The major averages fell in September and squeezed out a nominal gain for Q3. September was only the third monthly decline for the S&P 500 (SPX) in 2014. The bigger concern from where we sit is something virtually no-one is talking about- What will happen when QE 3 Ends? Remember the S&P 500 (SPX) soared when QE has been in effect and fell -17% when QE 1 ended and fell -22% when QE 2 ended. It will be very interesting to see how the market reacts when QE 3 officially ends later this month. Since September 15, a slew of leading stocks, and the major averages, have been acting somewhat sloppy (erratic price swings). The small cap Russell 2000 (RUT) remains the weakest index and continues to woefully under-perform its peers which remains a concern. The last time all this happened was in March/April and that preceded the deepest pullback of the year (-6% decline in the S&P 500). So far this pullback is -4.61% under two weeks which is just about the normal depth of all the pullbacks this year (see chart below). It is encouraging to see the bulls show up on Thursday and send stocks higher in the latter half of the week.

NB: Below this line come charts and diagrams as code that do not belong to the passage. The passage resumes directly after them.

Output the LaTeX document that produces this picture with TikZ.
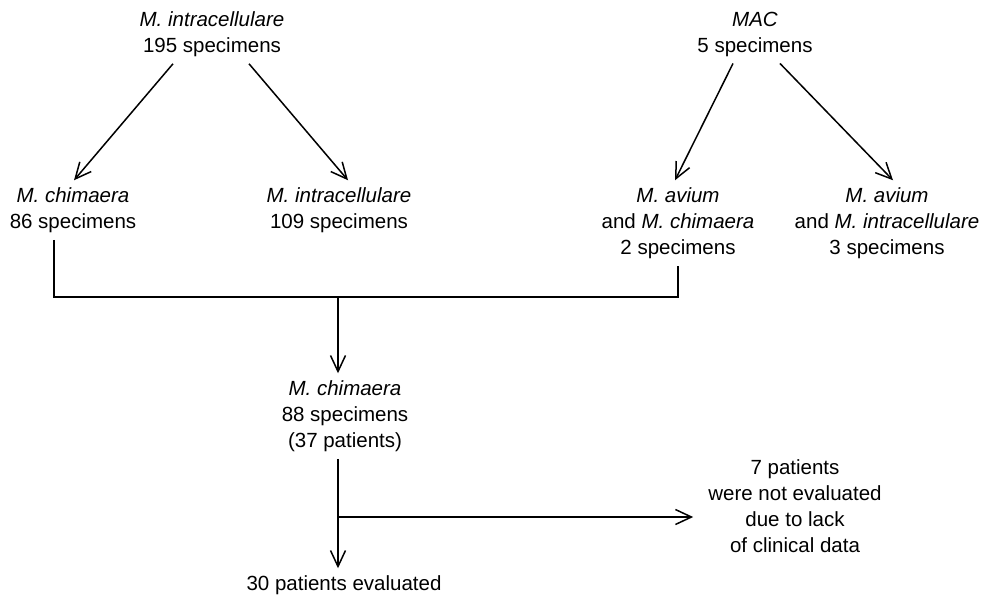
\documentclass[tikz,border=0pt]{standalone}
\usepackage{fontspec}
\setmainfont{Liberation Sans}
\usetikzlibrary{arrows.meta, calc}
\newcommand{\Mx}[1]{\textit{M. #1}}
\tikzset{
  L/.style={align=center, font=\fontsize{20.5}{26}\selectfont, inner sep=7pt},
  A/.style={-{Straight Barb[length=16pt,width=15pt]}, line width=1.5pt},
  ln/.style={line width=1.5pt},
}
\begin{document}
\begin{tikzpicture}[x=1pt, y=-1pt]
\useasboundingbox (0,0) rectangle (985,595);

% ── sources ──────────────────────────────────────────────────────────────
\node[L] (intra) at (212,34) {\Mx{intracellulare}\\195 specimens};
\node[L] (mac) at (755,34) {\textit{MAC}\\5 specimens};

% ── identification ───────────────────────────────────────────────────────
\node[L] (chim) at (73,210) {\Mx{chimaera}\\86 specimens};
\node[L] (intra2) at (339,210) {\Mx{intracellulare}\\109 specimens};
\node[L] (avchim) at (678,223) {\Mx{avium}\\and \Mx{chimaera}\\2 specimens};
\node[L] (avintra) at (887,223) {\Mx{avium}\\and \Mx{intracellulare}\\3 specimens};

\draw[A] ($(intra.south)+(-39,0)$) -- ($(chim.north)+(1,0)$);
\draw[A] ($(intra.south)+(37,0)$) -- ($(intra2.north)+(9,0)$);
\draw[A] ($(mac.south)+(-22,0)$) -- ($(avchim.north)+(-3,0)$);
\draw[A] ($(mac.south)+(25,0)$) -- ($(avintra.north)+(6,0)$);

% ── pooled M. chimaera ───────────────────────────────────────────────────
\node[L] (chim88) at (345,416) {\Mx{chimaera}\\88 specimens\\(37 patients)};
\coordinate (join) at (338,297);
\draw[ln] ($(chim.south)+(-19,0)$) |- (join) -| (avchim.south);
\draw[A] (join) -- (chim88.north -| join);

% ── evaluation ───────────────────────────────────────────────────────────
\node[L] (excl) at (795,506) {7 patients\\were not evaluated\\due to lack\\of clinical data};
\node[L] (eval) at (344,585) {30 patients evaluated};
\coordinate (split) at (338,517);
\draw[A] (chim88.south -| join) -- (eval.north -| join);
\draw[A] (split) -- ([xshift=-8pt]excl.west |- split);

\end{tikzpicture}
\end{document}
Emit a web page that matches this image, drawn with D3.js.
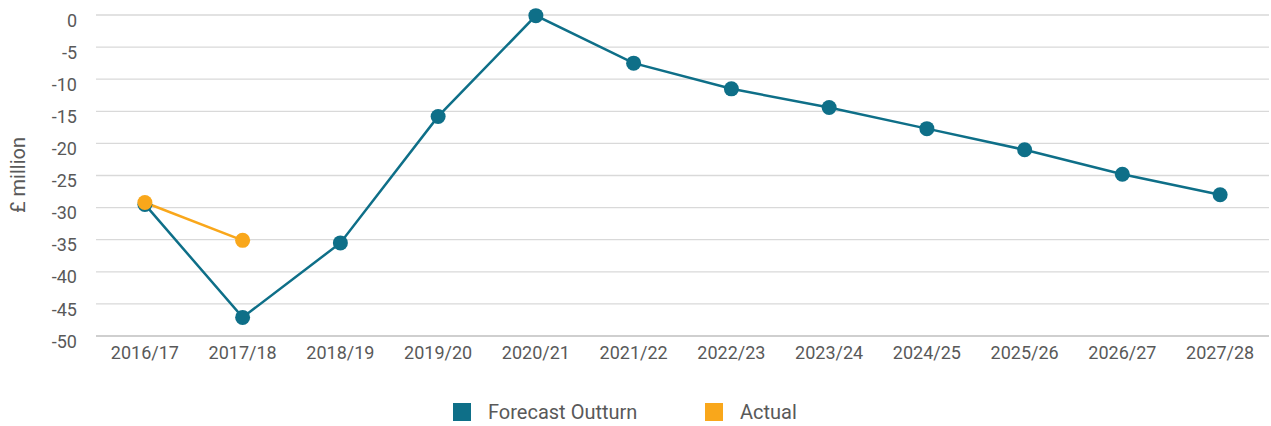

Monday-Wed’s Action: Stocks End Month & Quarter On A Weak Note
Stocks opened sharply lower on Monday after protests broke out in Hong Kong. It was encouraging see buyers step up and send stocks higher by the close, helping the major averages close near their respective highs for the day. Economic data failed to impress. Pending home sales slid 1% in August and a separate report showed personal income in the U.S. rose 0.3%, matching estimates. Shares of Facebook (FB) rallied after news spread that banks may request access to their clients’ accounts on the social media site to determine whether or not the person has a stable friend network to determine their credit risk.
Stocks were relatively quiet on Tuesday as the month and quarter came to an end. After all was said and done, stocks barely edged out a small gain in Q3 and fell in September. A slew of commodities were hit hard in the month and quarter as the US dollar soared. Remember commodity prices traditionally are inversely related to the US dollar because a higher dollar makes it more expensive to buy commodities.
Stocks fell on Wednesday as sellers returned on the first day of the fourth quarter and economic data remained lackluster at best. ADP, the country’s largest private payrolls company, said U.S. employers added 213k new jobs last month, beating estimates for 200k. Manufacturing data in the U.S. also missed estimates. Markit’s PMI mfg index slid to 57.5, missing estimates for 58. The ISM manufacturing index slid to 56.6, missing estimates for a reading of 58. Two biotechs (SRPT & TKMR) that are working on a cure for Ebola rose after the first case of Ebola was diagnosed in the U.S. The CDC confirmed late Tuesday that a man from Liberia had the virus and was being treated in a hospital in Dallas.
Thurs & Fri’s Action: Sellers Getting Exhausted
Stocks opened lower but closed near their highs on Thursday which was a welcomed sign. It signaled that sellers may be exhausted in the short term. On Thursday, the ECB concluded their latest meeting. Mario Draghi (head of the ECB) did not take additional measures which disappointed some investors. Instead he outlined details of his asset-backed securities (ABS) purchase program (their version of QE). The US dollar fell as it pulled back from deeply overbought levels. Overnight, former Japanese Finance Minister Fuji said the Bank of Japan may be forced to intervene directly due to the recent decline in the Yen in the market to prevent it from falling even further. This is one of the strongest comments from a major central bank regarding the recent and very strong 12-week rally in the greenback. Stocks rallied on Friday after the U.S. government said employers added 248k new jobs last month and the unemployment rate slid to 5.9%, both figures easily beating estimates. The unemployment rate slid to the lowest level since mid-2008.
Market Outlook: Market Finally Pulls Back
The two best words to describe this market are “melt up.” Keep in mind that the bull market is aging (turned 5 in March 2014 and the last two major bull markets ended shortly after their 5th anniversary; 1994-March 2000 & Oct 2002-Oct 2007) but until we see signs of sustained distribution (heavy selling) the market deserves the bullish benefit of the doubt. Furthermore, the S&P 500 has not experienced a 10% correction since 2012 which is longer than most historical comparisons and illustrates how strong this bull market is. As always, keep your losses small and never argue with the tape.